Hello fellow tuart watchers
I have been closely observing Tuart trees in and around Bunbury and most of them are producing prolific amounts of flower bud. There is an amazing litter of operculums under some trees.
I was expecting a spectacular mass of flowers, much like that seen in marris, jarrahs, red flowering gums etc. However, I was quite disappointed as it seems that when the bud cap drop, a very short amount of time elapses before the cream coloured stamens are either blown away by rain, or wind or just shrivel up and disappear. Some bud caps clasp the stamens so tightly that they also pull them off.

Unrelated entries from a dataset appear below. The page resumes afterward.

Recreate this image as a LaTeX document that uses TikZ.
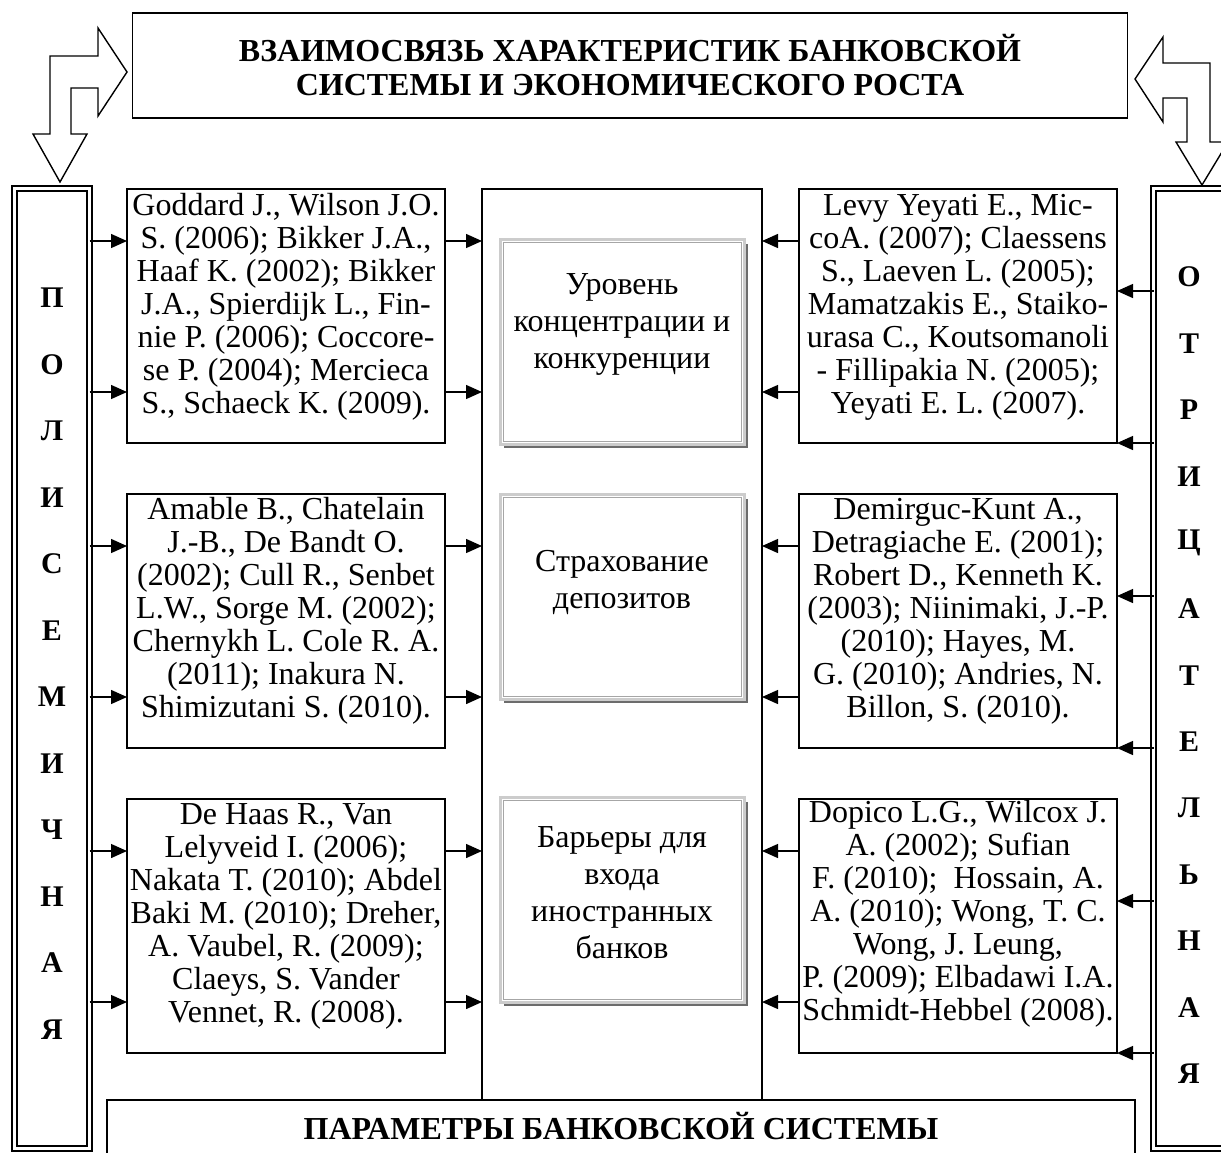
\documentclass[tikz,border=0pt]{standalone}
\usepackage{fontspec}
\setmainfont{Liberation Serif}
\usetikzlibrary{arrows.meta}
\begin{document}
\begin{tikzpicture}[x=1pt,y=-1pt,
  refbox/.style={draw, line width=1.3pt, minimum width=318pt, minimum height=254pt, inner sep=0pt, outer sep=0pt, anchor=north west},
  reftext/.style={align=center, font=\fontsize{32}{33}\selectfont, inner sep=0pt},
  arr/.style={line width=1.4pt, -{Triangle[length=16pt,width=14pt]}},
  bar/.style={draw, line width=1.8pt, double=white, double distance=3.2pt, minimum width=75pt, minimum height=960pt, inner sep=0pt, outer sep=0pt},
  barletter/.style={font=\fontsize{30}{30}\bfseries\selectfont, inner sep=0pt},
  cbox/.style={draw=gray!40, line width=3pt, fill=white, minimum width=244pt, minimum height=205pt, inner sep=0pt, outer sep=0pt},
  ctext/.style={align=center, font=\fontsize{32}{37}\selectfont, inner sep=0pt},
  bent/.style={draw, line width=1.4pt, fill=white, line join=miter}
]
\clip (0,0) rectangle (1221,1152);
\fill[white] (0,0) rectangle (1221,1152);

% title
\node[draw, line width=1.4pt, minimum width=995pt, minimum height=105pt, inner sep=0pt, outer sep=0pt,
      align=center, font=\fontsize{32}{34}\bfseries\selectfont] (title) at (630,65.5)
  {ВЗАИМОСВЯЗЬ ХАРАКТЕРИСТИК БАНКОВСКОЙ\\СИСТЕМЫ И ЭКОНОМИЧЕСКОГО РОСТА};

% bent arrows
\draw[bent] (71,134) -- (71,88) -- (98,88) -- (98,116) -- (127,72) -- (98,28) -- (98,56)
  -- (50,56) -- (50,134) -- (33,134) -- (60,182) -- (87,134) -- cycle;
\draw[bent] (1187,142) -- (1187,98) -- (1163,98) -- (1163,122) -- (1135,79) -- (1163,37) -- (1163,63)
  -- (1210,63) -- (1210,142) -- (1228,142) -- (1202,185) -- (1176,142) -- cycle;

% side bars
\node[bar] (lbar) at (52,668.5) {};
\node[bar] (rbar) at (1191,668.5) {};
\foreach \l [count=\k from 0] in {П,О,Л,И,С,Е,М,И,Ч,Н,А,Я}
  \node[barletter] (pl\k) at (52,{298+66.5*\k}) {\l};
\foreach \l [count=\k from 0] in {О,Т,Р,И,Ц,А,Т,Е,Л,Ь,Н,А,Я}
  \node[barletter] (ot\k) at (1189,{277+66.4*\k}) {\l};

% central column
\node[draw, line width=1.3pt, minimum width=280pt, minimum height=920pt, inner sep=0pt, outer sep=0pt, anchor=north west] (col) at (482,189) {};

% reference boxes
\node[refbox] (L1) at (127,189) {};
\node[refbox] (L2) at (127,494) {};
\node[refbox] (L3) at (127,799) {};
\node[refbox] (R1) at (799,189) {};
\node[refbox] (R2) at (799,494) {};
\node[refbox] (R3) at (799,799) {};

\node[reftext] (tL1) at (286,307) {Goddard J., Wilson J.O.\\S. (2006); Bikker J.A.,\\Haaf K. (2002); Bikker\\J.A., Spierdijk L., Fin-\\nie P. (2006); Coccore-\\se P. (2004); Mercieca\\S., Schaeck K. (2009).};
\node[reftext] (tL2) at (286,611) {Amable B., Chatelain\\J.-B., De Bandt O.\\(2002); Cull R., Senbet\\L.W., Sorge M. (2002);\\Chernykh L. Cole R. A.\\(2011); Inakura N.\\Shimizutani S. (2010).};
\node[reftext] (tL3) at (286,916) {De Haas R., Van\\Lelyveid I. (2006);\\Nakata T. (2010); Abdel\\Baki M. (2010); Dreher,\\A. Vaubel, R. (2009);\\Claeys, S. Vander\\Vennet, R. (2008).};
\node[reftext] (tR1) at (958,307) {Levy Yeyati E., Mic-\\coA. (2007); Claessens\\S., Laeven L. (2005);\\Mamatzakis E., Staiko-\\urasa C., Koutsomanoli\\- Fillipakia N. (2005);\\Yeyati E. L. (2007).};
\node[reftext] (tR2) at (958,611) {Demirguc-Kunt A.,\\Detragiache E. (2001);\\Robert D., Kenneth K.\\(2003); Niinimaki, J.-P.\\(2010); Hayes, M.\\G. (2010); Andries, N.\\Billon, S. (2010).};
\node[reftext] (tR3) at (958,914) {Dopico L.G., Wilcox J.\\A. (2002); Sufian\\F. (2010);\ \ Hossain, A.\\A. (2010); Wong, T. C.\\Wong, J. Leung,\\P. (2009); Elbadawi I.A.\\Schmidt-Hebbel (2008).};

% central framed boxes
\foreach \n/\cy in {cA/342, cB/597, cC/900} {
  \node[cbox] (\n) at (622,\cy) {};
  \draw[gray!70, line width=0.8pt] ([shift={(3pt,-3pt)}]\n.north west) rectangle ([shift={(-3pt,3pt)}]\n.south east);
  \draw[gray!85!black, line width=1.8pt] ([shift={(4pt,-2.6pt)}]\n.south west) -- ([shift={(2.6pt,-2.6pt)}]\n.south east) -- ([shift={(2.6pt,-4pt)}]\n.north east);
}
\node[ctext] (tA) at (622,324) {Уровень\\концентрации и\\конкуренции};
\node[ctext] (tB) at (622,582) {Страхование\\депозитов};
\node[ctext] (tC) at (622,893) {Барьеры для\\входа\\иностранных\\банков};

% arrows
\foreach \i in {1,2,3} {
  \coordinate (la\i) at ([yshift=-52pt]L\i.north west);
  \coordinate (lb\i) at ([yshift=-203pt]L\i.north west);
  \coordinate (lc\i) at ([yshift=-52pt]L\i.north east);
  \coordinate (ld\i) at ([yshift=-203pt]L\i.north east);
  \coordinate (ra\i) at ([yshift=-52pt]R\i.north west);
  \coordinate (rb\i) at ([yshift=-203pt]R\i.north west);
  \coordinate (rc\i) at ([yshift=-102pt]R\i.north east);
  \coordinate (rd\i) at ([yshift=-254pt]R\i.north east);
  \draw[arr] (la\i -| lbar.east) -- (la\i);
  \draw[arr] (lb\i -| lbar.east) -- (lb\i);
  \draw[arr] (lc\i) -- (lc\i -| col.west);
  \draw[arr] (ld\i) -- (ld\i -| col.west);
  \draw[arr] (ra\i) -- (ra\i -| col.east);
  \draw[arr] (rb\i) -- (rb\i -| col.east);
  \draw[arr] (rc\i -| rbar.west) -- (rc\i);
  \draw[arr] (rd\i -| rbar.west) -- (rd\i);
}

% parameters box
\node[draw, line width=1.4pt, fill=white, minimum width=1028pt, minimum height=90pt, inner sep=0pt, outer sep=0pt, anchor=north west] (pbox) at (107,1100) {};
\node[font=\fontsize{32}{34}\bfseries\selectfont, inner sep=0pt] (ptext) at (621,1126) {ПАРАМЕТРЫ БАНКОВСКОЙ СИСТЕМЫ};
\end{tikzpicture}
\end{document}
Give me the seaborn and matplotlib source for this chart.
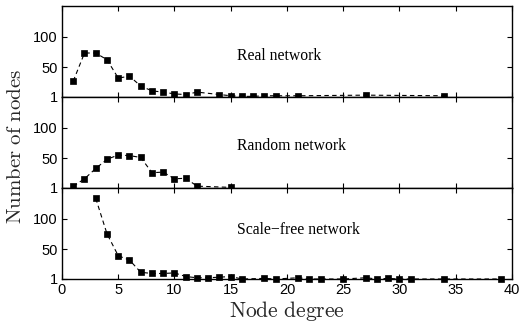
import matplotlib
matplotlib.use("Agg")
import matplotlib.pyplot as plt
import seaborn as sns
import pandas as pd

# Degree distributions (node degree -> number of nodes)
real_degree = [1, 2, 3, 4, 5, 6, 7, 8, 9, 10, 11, 12, 14, 15, 16, 17, 18, 19, 21, 27, 34]
real_count = [27, 73, 73, 62, 32, 35, 19, 11, 9, 6, 5, 9, 5, 3, 2, 2, 3, 3, 3, 4, 3]

random_degree = [1, 2, 3, 4, 5, 6, 7, 8, 9, 10, 11, 12, 15]
random_count = [4, 16, 33, 48, 55, 54, 51, 26, 27, 16, 17, 4, 2]

scalefree_degree = [3, 4, 5, 6, 7, 8, 9, 10, 11, 12, 13, 14, 15, 16, 18, 19,
                    21, 22, 23, 25, 27, 28, 29, 30, 31, 34, 39]
scalefree_count = [133, 75, 39, 32, 12, 10, 10, 11, 5, 3, 3, 4, 5, 1, 2, 1,
                   3, 1, 1, 1, 3, 1, 2, 1, 1, 1, 1]

panel_titles = ["Real network", "Random network", "Scale\u2212free network"]
x_ticks = [0, 5, 10, 15, 20, 25, 30, 35, 40]
y_ticks = [1, 50, 100]

sns.set_theme(style="white")
plt.rcParams["font.family"] = ["Liberation Sans", "DejaVu Sans"]
plt.rcParams["mathtext.fontset"] = "cm"

fig, axes = plt.subplots(3, 1, figsize=(5.21, 3.29), dpi=100, sharex=True)
fig.subplots_adjust(left=0.119, right=0.9827, top=0.9818, bottom=0.152, hspace=0)

series = [(real_degree, real_count), (random_degree, random_count),
          (scalefree_degree, scalefree_count)]
label_y = [68, 70, 81]

for ax, (deg, cnt), title, ty in zip(axes, series, panel_titles, label_y):
    df = pd.DataFrame({"degree": deg, "count": cnt})
    sns.lineplot(data=df, x="degree", y="count", ax=ax, color="black",
                 marker="s", markersize=4.8, markeredgecolor="black",
                 markeredgewidth=0.5, linestyle=(0, (4, 3)), linewidth=0.8,
                 clip_on=False)
    ax.set_xlim(0, 40)
    ax.set_ylim(1, 150)
    ax.set_yticks(y_ticks)
    ax.set_yticklabels([str(t) for t in y_ticks], fontsize=10.5)
    ax.set_xticks(x_ticks)
    ax.tick_params(axis="both", direction="in", length=3.5, width=0.8,
                   top=True, right=True, bottom=True, left=True, pad=3,
                   labelsize=10.5, colors="black")
    for s in ax.spines.values():
        s.set_color("black")
        s.set_linewidth(1.0)
    ax.set_xlabel("")
    ax.set_ylabel("")
    ax.text(15.55, ty, title, family=["Liberation Serif", "DejaVu Serif"],
            fontsize=11.3, ha="left", va="center", color="black")

for ax in axes[:2]:
    ax.tick_params(axis="x", labelbottom=False)

axes[2].set_xticklabels([str(t) for t in x_ticks], fontsize=10.5)
axes[2].set_xlabel(r"$\mathrm{Node\ degree}$", fontsize=15.5, labelpad=1)
fig.text(0.03, 0.555, r"$\mathrm{Number\ of\ nodes}$", fontsize=15,
         rotation=90, ha="center", va="center")

fig.savefig("out.png", dpi=100)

This very short flowering time, and perhaps even absence of actual flowers, stamens etc. makes me think whether there is much pollination of the flowers occuring. It seems that many of the tuarts around bunbury have lost their bud caps and there hasn’t really been a flowering event? It will be interesting to see if the flowers have actually been pollinated and produce seed.
I understand that the flower buds might be predated by the tuart bud weevil. So I have been looking for the small holes drilled in the side of the bud cap, and also the offending weevil but haven’t seen any evidence of them.